Few are better placed than Jeev Milkha Singh to look at the game at large at the end of the 2012 season. The 41-year-old Singh, who won this year’s Scottish Open, has had first-hand experience on every tour – including his local Indian circuit – since he turned professional in 1993.
He examines the various money-lists and he marvels at the $11 million accumulated by the youthful Rory McIlroy. At the same time, he is by no means dissatisfied with his own efforts this year. Though he tore ligaments in the index finger of his right hand while winning at Castle Stuart, he has bagged close to $2 million.
Yet, it is hardly surprising that someone in his position sees more than dollar signs.

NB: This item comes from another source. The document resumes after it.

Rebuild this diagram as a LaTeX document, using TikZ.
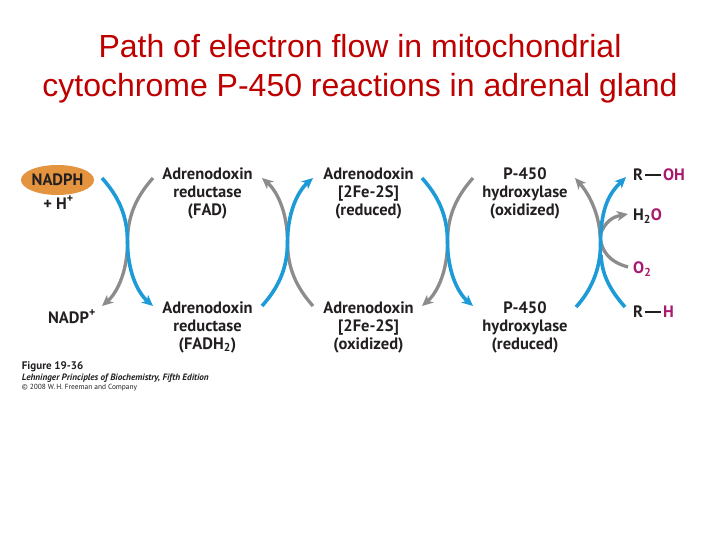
\documentclass[tikz,border=0pt]{standalone}
\usepackage{fontspec}
\setmainfont{Liberation Sans}
\newfontfamily\figfont{PT Sans}
\usepackage{xcolor}
\usepackage{tikz}
\usetikzlibrary{arrows.meta,positioning,shapes.geometric}
\definecolor{PathTitleRed}{HTML}{BE0000}
\definecolor{PathBlue}{HTML}{1C9BD7}
\definecolor{PathGray}{HTML}{8C8C8E}
\definecolor{PathOrange}{HTML}{E4943F}
\definecolor{PathMagenta}{HTML}{A8186E}
\definecolor{PathInk}{HTML}{231F20}
\newcommand\pbond{\hspace{2pt}\rule[0.3em]{16pt}{1.5pt}\hspace{2pt}}
\newcommand\pcharge{\raisebox{0.42em}{\fontsize{12}{12}\selectfont +}}
\tikzset{
  ptitle/.style={font=\fontsize{32}{38}\selectfont,text=PathTitleRed,inner sep=0pt},
  pcarrier/.style={font=\figfont\bfseries\fontsize{16.5}{18}\selectfont,
    text=PathInk,align=center,inner sep=0pt},
  pside/.style={pcarrier,anchor=west},
  pcaption/.style={text=PathInk,anchor=base west,inner sep=0pt},
  ptip/.style={-{Stealth[length=11pt,width=10pt,inset=3pt]}},
  pblue/.style={draw=PathBlue,line width=3.6pt},
  pgray/.style={draw=PathGray,line width=3.3pt},
  pbluearrow/.style={pblue,ptip},
  pgrayarrow/.style={pgray,ptip}
}
\begin{document}
\begin{tikzpicture}[x=1pt,y=-1pt]
  \path[use as bounding box] (0,0) rectangle (720,540);

  % title
  \node[ptitle,anchor=base] (titletop) at (360,58) {Path of electron flow in mitochondrial};
  \node[ptitle,anchor=base] (titlebot) at (360,96.7) {cytochrome P-450 reactions in adrenal gland};

  % carriers
  \node[pcarrier,ellipse,fill=PathOrange,minimum width=72pt,minimum height=30pt]
    (nadph) at (57.5,180) {NADPH};
  \node[pcarrier] (hplus) at (58.3,203) {+ H\pcharge};
  \node[pcarrier] (nadpplus) at (71.7,317) {NADP\pcharge};

  \node[pcarrier] (fad) at (207.5,193.5) {Adrenodoxin\\reductase\\(FAD)};
  \node[pcarrier] (fadh) at (207.5,327) {Adrenodoxin\\reductase\\(FADH\textsubscript{2})};
  \node[pcarrier] (adxred) at (368.5,193.5) {Adrenodoxin\\{[2Fe-2S]}\\(reduced)};
  \node[pcarrier] (adxox) at (368.5,327) {Adrenodoxin\\{[2Fe-2S]}\\(oxidized)};
  \node[pcarrier] (pox) at (525,193.5) {P-450\\hydroxylase\\(oxidized)};
  \node[pcarrier] (pred) at (525,327) {P-450\\hydroxylase\\(reduced)};

  \node[pside] (roh) at (633,175) {R\pbond\textcolor{PathMagenta}{OH}};
  \node[pside] (water) at (633,216) {H\textsubscript{2}\textcolor{PathMagenta}{O}};
  \node[pside] (oxy) at (633,269) {\textcolor{PathMagenta}{O\textsubscript{2}}};
  \node[pside] (rh) at (633,312) {R\pbond\textcolor{PathMagenta}{H}};

  % caption
  \node[pcaption,font=\figfont\bfseries\fontsize{11}{12}\selectfont]
    (fignum) at (21.7,369) {Figure 19-36};
  \node[pcaption,font=\figfont\bfseries\itshape\fontsize{9.2}{10}\selectfont]
    (figbook) at (21.7,380.5) {Lehninger Principles of Biochemistry, Fifth Edition};
  \node[pcaption,font=\figfont\fontsize{7.4}{8}\selectfont]
    (figcopy) at (21.7,389) {\textcopyright{} 2008 W.\,H. Freeman and Company};

  % end points of each exchange
  \foreach \i/\dx in {1/0,2/160,3/320} {
    \coordinate (p\i tl) at (102+\dx,178);
    \coordinate (p\i tr) at (153+\dx,178);
    \coordinate (p\i bl) at (102+\dx,306);
    \coordinate (p\i br) at (153+\dx,306);
    \coordinate (p\i m) at (127.5+\dx,242);
  }
  \coordinate (p4tl) at (575,178);
  \coordinate (p4tr) at (626,177);
  \coordinate (p4bl) at (576,307);
  \coordinate (p4br) at (625,307);
  \coordinate (p4o) at (628,267);
  \coordinate (p4w) at (628,214);
  \coordinate (p4m) at (600,235);
  \coordinate (p4j) at (601,255);
  \coordinate (p4c) at (600.5,245);

  % gray paths
  \draw[pgrayarrow] (p1tr) .. controls +(-16,18) and +(0,-27) .. (p1m)
    .. controls +(0,28) and +(16,-14) .. (p1bl);
  \draw[pgrayarrow] (p2br) .. controls +(-16,-18) and +(0,27) .. (p2m)
    .. controls +(0,-28) and +(16,14) .. (p2tl);
  \draw[pgrayarrow] (p3tr) .. controls +(-16,18) and +(0,-27) .. (p3m)
    .. controls +(0,28) and +(16,-14) .. (p3bl);
  \draw[pgrayarrow] (p4o) .. controls +(-18,-5) and +(1,17) .. (p4m)
    .. controls +(-1,-20) and +(15,17) .. (p4tl);
  \draw[pgrayarrow] (p4m) .. controls +(5,-13) and +(-16,3) .. (p4w);

  % blue paths
  \draw[pbluearrow] (p1tl) .. controls +(16,18) and +(0,-27) .. (p1m)
    .. controls +(0,28) and +(-16,-14) .. (p1br);
  \draw[pbluearrow] (p2bl) .. controls +(16,-18) and +(0,27) .. (p2m)
    .. controls +(0,-28) and +(-16,14) .. (p2tr);
  \draw[pbluearrow] (p3tl) .. controls +(16,18) and +(0,-27) .. (p3m)
    .. controls +(0,28) and +(-16,-14) .. (p3br);
  \draw[pblue] (p4br) .. controls +(-15,-17) and +(1,20) .. (p4j);
  \draw[pbluearrow] (p4bl) .. controls +(14,-15) and +(0,25) .. (p4c)
    .. controls +(0,-40) and +(-15,15) .. (p4tr);
\end{tikzpicture}
\end{document}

“To me,” says the son of the legendary Flying Sikh, “it’s not just about the money. It’s the way the game is changing lives. Nowadays, there are opportunities in place for everyone to make good, whatever his background.”
“Just look,” he suggests, “at the Indian caddies. They are playing their way on to the Indian Tour, where they can earn a good living – and many of them are going on from there.
“SSP (Chowrasia),” he continues, “is a case in point. He started out with absolutely nothing but today he’s a two-time winner on the European Tour. He’s learnt English, he’s travelled the world – and all the time he’s catching up on confidence.”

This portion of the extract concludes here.